§ **PROBLEM REQUIREMENTS**
Copy every line from the records below that holds the word "uses".

§ **PROVIDED INFORMATION**
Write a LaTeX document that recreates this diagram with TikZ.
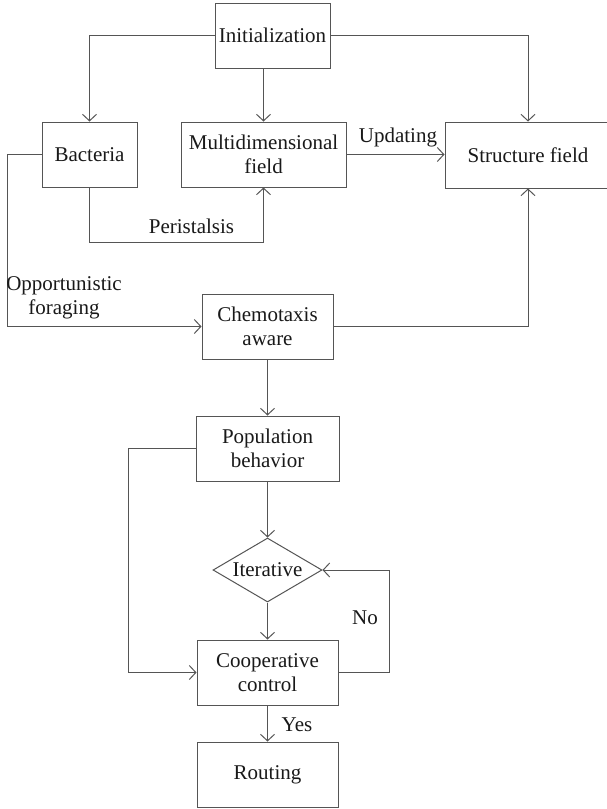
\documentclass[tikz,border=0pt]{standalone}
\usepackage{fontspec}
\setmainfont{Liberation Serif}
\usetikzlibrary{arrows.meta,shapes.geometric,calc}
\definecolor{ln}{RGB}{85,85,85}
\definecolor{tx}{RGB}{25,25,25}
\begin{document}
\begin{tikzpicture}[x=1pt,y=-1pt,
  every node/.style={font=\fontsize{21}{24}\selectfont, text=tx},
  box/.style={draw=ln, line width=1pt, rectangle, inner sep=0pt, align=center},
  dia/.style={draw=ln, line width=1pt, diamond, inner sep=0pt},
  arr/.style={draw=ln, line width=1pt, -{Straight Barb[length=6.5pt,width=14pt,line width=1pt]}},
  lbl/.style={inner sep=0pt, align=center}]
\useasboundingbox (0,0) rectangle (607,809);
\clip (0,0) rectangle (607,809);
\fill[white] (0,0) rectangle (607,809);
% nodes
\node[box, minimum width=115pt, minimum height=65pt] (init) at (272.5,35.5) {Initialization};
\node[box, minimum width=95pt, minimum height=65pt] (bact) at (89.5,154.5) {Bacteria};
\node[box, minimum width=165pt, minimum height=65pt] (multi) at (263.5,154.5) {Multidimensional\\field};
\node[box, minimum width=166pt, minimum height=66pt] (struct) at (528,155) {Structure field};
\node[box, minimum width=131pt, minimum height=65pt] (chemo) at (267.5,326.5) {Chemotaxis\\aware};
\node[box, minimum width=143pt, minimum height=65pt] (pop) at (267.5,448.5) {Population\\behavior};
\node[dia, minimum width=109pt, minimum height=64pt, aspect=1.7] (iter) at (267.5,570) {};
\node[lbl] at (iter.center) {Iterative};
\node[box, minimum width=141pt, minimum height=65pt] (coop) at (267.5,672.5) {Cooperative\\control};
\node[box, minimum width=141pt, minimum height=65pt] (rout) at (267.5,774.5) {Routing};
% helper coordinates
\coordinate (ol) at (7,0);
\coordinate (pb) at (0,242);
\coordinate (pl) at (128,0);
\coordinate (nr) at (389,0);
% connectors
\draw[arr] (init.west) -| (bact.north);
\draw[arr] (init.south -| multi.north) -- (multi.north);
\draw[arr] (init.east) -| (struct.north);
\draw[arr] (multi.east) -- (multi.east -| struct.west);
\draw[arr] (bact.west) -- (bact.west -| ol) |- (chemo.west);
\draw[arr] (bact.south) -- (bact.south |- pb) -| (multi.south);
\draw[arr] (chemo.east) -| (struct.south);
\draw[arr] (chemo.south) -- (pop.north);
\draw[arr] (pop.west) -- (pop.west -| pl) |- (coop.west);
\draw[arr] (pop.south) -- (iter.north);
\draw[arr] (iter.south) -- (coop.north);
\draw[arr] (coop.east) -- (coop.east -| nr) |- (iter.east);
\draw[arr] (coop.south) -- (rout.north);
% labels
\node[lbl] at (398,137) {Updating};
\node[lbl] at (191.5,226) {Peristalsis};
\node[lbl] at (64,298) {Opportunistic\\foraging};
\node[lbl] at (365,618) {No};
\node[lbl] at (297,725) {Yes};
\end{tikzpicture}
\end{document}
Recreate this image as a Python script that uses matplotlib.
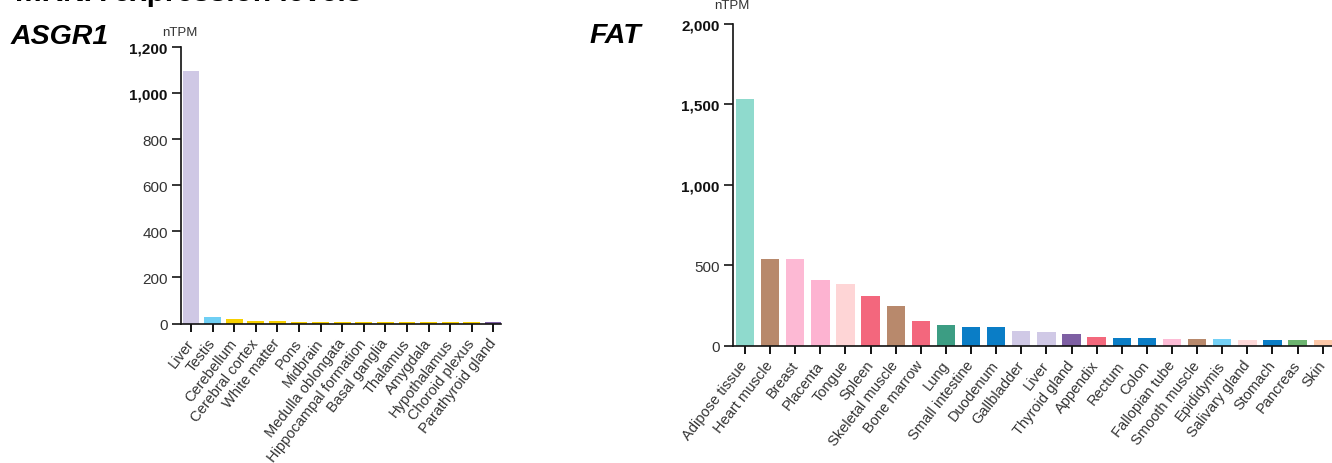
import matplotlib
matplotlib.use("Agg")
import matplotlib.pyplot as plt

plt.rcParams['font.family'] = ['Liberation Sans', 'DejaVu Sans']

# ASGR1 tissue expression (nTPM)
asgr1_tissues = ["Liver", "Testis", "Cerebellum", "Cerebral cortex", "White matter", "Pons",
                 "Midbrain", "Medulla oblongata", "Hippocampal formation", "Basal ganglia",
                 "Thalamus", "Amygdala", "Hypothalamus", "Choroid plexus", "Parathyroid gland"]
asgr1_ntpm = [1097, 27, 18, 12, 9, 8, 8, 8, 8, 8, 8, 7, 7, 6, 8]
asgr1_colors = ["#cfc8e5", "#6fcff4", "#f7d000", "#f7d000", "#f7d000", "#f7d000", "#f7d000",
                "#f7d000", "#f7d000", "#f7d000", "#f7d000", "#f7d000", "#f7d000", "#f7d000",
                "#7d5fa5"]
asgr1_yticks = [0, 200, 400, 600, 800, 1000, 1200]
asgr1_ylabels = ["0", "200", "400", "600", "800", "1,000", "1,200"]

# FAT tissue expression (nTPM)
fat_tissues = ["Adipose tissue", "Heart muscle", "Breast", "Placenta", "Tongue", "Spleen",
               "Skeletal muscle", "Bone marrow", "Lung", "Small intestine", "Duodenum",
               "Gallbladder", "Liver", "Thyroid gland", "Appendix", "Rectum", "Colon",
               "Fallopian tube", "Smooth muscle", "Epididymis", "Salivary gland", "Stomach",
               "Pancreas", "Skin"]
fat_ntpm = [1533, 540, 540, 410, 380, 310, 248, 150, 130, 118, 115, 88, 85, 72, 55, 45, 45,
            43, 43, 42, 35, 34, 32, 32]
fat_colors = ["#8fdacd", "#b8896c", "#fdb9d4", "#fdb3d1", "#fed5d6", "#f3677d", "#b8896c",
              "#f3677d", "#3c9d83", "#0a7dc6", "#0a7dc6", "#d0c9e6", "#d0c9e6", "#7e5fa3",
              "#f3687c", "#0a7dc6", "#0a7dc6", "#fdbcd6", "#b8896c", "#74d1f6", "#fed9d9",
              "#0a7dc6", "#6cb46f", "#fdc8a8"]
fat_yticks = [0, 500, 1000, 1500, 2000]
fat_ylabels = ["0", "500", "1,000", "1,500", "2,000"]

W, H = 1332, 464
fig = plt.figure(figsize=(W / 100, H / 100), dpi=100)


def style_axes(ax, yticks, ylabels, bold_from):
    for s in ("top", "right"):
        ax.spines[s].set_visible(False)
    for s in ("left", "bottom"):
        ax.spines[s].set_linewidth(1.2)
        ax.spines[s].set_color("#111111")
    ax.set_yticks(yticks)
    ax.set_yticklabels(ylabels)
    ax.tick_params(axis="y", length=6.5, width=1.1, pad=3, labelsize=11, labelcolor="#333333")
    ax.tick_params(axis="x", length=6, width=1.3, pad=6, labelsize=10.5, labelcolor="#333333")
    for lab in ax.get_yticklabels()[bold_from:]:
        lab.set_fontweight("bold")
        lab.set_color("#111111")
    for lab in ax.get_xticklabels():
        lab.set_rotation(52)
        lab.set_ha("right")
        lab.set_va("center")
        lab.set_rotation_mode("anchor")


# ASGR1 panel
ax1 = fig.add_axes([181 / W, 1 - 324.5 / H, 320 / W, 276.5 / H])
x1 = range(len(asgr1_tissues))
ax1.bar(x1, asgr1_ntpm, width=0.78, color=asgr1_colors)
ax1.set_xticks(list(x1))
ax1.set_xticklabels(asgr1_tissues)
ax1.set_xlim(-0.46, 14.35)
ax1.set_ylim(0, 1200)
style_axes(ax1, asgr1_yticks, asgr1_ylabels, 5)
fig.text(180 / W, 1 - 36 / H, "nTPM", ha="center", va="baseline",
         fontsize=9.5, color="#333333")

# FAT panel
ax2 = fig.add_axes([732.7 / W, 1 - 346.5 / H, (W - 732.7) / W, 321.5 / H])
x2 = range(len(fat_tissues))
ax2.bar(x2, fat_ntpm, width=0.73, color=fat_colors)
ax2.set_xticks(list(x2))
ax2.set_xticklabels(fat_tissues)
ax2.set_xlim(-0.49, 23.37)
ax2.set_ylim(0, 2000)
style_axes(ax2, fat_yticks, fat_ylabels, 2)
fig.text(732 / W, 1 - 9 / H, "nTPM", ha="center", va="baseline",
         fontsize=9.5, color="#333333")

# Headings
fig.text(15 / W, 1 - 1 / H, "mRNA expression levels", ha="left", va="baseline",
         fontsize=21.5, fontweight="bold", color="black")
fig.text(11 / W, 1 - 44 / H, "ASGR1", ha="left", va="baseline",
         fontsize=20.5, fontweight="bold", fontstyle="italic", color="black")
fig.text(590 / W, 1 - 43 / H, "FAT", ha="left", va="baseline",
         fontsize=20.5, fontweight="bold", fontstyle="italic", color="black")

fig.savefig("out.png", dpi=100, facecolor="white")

---

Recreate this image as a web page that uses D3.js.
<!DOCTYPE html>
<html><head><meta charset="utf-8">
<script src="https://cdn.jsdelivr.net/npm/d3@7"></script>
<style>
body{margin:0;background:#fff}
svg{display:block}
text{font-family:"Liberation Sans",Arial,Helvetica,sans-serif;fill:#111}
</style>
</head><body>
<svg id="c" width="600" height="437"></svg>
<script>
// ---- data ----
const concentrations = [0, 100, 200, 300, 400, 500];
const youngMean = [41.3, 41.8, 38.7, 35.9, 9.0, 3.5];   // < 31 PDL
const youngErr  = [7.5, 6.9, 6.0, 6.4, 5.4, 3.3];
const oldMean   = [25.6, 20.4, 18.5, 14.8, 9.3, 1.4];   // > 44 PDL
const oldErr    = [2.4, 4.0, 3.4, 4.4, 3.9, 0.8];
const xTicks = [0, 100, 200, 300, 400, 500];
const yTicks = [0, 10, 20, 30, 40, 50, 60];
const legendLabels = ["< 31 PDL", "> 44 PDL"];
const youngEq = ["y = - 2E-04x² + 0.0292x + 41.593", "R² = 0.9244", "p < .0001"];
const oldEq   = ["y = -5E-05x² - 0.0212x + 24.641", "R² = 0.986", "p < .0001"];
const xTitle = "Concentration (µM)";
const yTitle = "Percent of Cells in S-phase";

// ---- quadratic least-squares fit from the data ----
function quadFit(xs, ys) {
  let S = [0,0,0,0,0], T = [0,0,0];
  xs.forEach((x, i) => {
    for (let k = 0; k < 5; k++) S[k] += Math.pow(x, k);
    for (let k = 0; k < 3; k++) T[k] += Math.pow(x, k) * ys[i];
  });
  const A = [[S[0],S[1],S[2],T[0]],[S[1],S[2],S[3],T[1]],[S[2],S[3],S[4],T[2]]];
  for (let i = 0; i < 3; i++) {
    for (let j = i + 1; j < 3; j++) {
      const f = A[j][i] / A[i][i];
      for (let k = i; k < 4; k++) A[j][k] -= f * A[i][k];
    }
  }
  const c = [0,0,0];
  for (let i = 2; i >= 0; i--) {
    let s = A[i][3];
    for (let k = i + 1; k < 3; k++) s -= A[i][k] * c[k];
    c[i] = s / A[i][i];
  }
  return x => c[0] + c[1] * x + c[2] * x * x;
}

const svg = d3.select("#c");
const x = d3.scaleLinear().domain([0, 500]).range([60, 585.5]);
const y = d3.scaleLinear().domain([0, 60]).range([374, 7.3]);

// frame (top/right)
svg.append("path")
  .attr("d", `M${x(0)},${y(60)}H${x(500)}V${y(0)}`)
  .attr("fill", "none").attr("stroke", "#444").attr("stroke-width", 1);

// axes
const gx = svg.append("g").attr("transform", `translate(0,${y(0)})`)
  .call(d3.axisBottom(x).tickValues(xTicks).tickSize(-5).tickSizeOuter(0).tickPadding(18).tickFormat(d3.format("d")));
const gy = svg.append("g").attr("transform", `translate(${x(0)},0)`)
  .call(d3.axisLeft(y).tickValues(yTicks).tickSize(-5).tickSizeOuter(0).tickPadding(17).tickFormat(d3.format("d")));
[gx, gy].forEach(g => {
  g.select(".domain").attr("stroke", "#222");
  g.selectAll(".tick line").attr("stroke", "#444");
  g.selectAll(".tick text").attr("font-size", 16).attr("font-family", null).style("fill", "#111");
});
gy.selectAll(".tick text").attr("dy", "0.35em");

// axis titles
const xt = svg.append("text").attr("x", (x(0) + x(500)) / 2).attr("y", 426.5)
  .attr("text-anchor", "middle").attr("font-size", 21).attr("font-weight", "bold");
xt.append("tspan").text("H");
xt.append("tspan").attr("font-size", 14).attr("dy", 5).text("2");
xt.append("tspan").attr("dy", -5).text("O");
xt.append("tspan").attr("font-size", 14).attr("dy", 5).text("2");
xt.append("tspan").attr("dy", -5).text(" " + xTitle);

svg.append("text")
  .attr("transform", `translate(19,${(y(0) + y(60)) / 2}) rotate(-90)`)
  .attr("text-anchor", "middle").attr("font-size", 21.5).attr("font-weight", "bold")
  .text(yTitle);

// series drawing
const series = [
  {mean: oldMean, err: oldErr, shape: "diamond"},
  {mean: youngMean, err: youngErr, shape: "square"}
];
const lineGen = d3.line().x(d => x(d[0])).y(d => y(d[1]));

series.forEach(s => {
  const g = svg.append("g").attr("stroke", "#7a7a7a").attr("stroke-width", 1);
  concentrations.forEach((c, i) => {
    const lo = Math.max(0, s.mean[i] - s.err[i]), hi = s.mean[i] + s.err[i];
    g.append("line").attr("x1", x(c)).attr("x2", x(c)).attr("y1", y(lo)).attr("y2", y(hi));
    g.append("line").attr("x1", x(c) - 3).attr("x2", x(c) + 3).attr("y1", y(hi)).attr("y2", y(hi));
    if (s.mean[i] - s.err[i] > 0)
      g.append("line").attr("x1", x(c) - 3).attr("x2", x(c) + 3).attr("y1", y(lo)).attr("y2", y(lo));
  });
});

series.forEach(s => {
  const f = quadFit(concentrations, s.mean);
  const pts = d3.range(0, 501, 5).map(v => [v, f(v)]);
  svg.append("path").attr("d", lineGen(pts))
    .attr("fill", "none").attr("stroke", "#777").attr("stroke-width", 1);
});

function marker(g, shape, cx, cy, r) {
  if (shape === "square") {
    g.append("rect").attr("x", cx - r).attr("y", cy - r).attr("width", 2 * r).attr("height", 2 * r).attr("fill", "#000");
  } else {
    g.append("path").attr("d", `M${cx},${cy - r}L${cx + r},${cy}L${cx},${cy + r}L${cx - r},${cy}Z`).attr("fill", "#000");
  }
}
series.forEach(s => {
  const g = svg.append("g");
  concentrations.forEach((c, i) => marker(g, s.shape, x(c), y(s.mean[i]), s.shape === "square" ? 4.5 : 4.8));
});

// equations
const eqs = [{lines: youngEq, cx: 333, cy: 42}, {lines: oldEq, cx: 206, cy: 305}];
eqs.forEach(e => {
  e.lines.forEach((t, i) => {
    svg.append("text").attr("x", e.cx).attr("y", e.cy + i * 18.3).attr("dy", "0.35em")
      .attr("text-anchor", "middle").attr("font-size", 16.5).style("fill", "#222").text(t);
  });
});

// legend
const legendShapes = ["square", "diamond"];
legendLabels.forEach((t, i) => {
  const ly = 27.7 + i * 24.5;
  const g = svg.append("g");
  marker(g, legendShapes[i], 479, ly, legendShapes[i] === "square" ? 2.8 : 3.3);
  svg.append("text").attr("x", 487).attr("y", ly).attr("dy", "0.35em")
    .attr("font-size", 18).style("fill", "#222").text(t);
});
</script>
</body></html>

--

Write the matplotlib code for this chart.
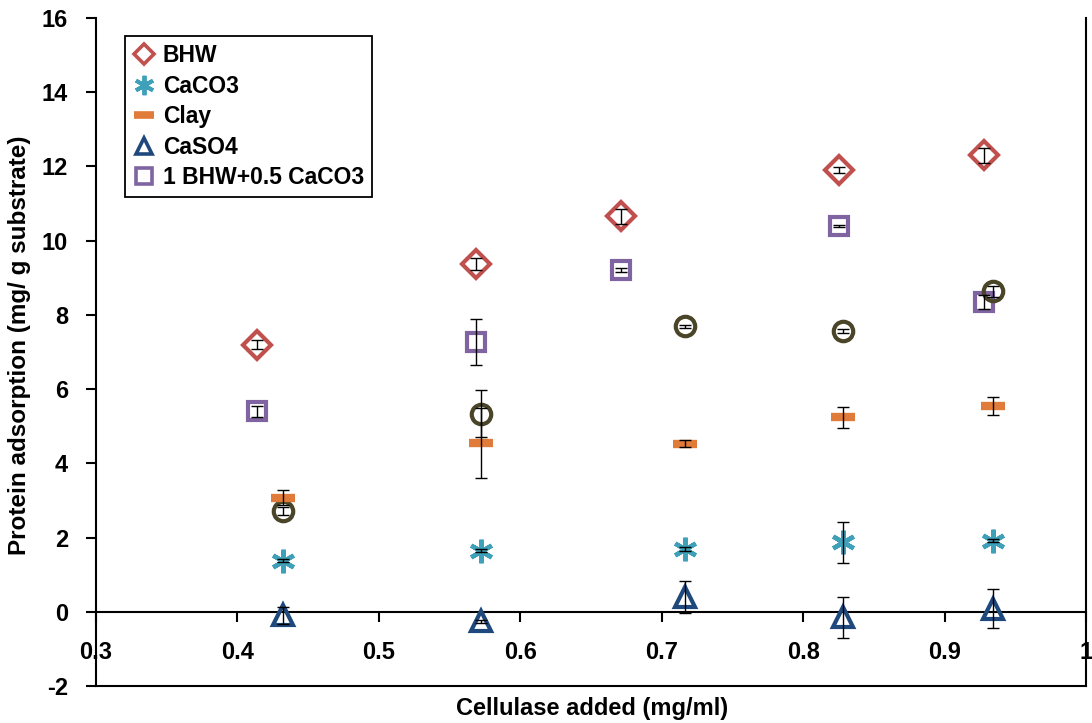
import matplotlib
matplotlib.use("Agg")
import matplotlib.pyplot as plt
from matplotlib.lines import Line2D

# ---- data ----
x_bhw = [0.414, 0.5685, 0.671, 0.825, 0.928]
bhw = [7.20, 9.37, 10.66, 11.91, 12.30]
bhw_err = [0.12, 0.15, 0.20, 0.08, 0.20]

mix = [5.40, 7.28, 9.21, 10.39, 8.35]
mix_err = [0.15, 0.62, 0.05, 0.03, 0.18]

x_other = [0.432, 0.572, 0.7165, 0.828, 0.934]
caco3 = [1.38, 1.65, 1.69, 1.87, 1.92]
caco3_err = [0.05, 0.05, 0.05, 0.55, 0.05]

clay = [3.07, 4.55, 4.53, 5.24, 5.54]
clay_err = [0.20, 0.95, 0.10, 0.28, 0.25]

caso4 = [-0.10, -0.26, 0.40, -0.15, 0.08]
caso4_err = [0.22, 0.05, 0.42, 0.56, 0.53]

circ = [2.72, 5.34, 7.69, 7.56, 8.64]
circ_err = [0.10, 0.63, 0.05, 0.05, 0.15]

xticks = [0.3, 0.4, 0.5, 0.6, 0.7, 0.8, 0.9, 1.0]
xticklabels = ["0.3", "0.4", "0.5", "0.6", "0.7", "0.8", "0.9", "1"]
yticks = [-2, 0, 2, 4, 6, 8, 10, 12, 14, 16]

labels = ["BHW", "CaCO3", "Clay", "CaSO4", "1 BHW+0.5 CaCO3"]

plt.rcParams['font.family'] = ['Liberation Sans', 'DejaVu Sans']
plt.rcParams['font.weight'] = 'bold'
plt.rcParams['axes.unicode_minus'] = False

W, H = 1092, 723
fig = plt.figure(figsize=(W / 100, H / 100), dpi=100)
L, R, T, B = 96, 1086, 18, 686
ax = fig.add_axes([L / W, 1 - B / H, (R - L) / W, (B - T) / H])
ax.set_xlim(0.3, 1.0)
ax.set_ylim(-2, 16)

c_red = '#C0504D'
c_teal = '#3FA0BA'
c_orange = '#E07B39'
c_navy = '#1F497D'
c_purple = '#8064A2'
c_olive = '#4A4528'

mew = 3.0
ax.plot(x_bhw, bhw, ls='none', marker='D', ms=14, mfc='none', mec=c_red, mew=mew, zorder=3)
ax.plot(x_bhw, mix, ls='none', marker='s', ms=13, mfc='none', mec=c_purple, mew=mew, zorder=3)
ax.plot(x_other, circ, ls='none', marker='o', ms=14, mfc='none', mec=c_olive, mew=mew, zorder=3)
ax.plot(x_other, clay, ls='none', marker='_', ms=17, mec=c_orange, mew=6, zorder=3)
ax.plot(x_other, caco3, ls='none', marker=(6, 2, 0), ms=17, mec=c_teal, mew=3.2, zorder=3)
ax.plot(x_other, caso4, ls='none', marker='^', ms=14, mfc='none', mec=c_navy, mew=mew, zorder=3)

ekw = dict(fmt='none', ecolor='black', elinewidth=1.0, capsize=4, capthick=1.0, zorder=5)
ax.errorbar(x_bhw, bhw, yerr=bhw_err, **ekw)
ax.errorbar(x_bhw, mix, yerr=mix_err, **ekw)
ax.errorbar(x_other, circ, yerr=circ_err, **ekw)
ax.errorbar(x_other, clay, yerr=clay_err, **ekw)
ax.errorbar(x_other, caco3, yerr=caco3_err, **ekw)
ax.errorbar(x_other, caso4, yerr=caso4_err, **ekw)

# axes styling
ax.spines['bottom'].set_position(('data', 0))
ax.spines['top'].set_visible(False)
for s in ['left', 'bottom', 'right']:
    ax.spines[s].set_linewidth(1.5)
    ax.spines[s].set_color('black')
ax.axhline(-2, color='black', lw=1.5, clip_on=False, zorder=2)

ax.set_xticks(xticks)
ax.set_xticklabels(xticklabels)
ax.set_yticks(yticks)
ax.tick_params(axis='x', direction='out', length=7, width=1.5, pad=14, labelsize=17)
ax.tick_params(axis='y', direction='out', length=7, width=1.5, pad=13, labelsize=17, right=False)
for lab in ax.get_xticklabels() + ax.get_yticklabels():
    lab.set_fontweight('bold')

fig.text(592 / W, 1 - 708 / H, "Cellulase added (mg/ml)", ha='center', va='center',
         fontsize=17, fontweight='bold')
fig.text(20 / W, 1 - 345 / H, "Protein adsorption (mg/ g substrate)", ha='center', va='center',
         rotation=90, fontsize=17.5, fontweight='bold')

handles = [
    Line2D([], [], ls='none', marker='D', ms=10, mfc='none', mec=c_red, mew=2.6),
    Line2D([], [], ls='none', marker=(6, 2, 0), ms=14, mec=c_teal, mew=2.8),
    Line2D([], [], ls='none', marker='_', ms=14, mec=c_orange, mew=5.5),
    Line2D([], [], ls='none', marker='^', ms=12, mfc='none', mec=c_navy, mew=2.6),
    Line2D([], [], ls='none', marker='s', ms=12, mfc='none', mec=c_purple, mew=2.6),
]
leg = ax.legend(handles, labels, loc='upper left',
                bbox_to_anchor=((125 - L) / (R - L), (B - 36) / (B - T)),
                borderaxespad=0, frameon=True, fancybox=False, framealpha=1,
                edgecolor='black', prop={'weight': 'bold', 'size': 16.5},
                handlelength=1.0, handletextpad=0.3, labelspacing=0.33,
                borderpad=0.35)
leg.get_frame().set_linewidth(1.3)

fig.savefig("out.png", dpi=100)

§ **SOLUTION FOR THIS PROBLEM**
Recreate this image as a Python script that uses matplotlib.
Recreate this image as a web page that uses D3.js.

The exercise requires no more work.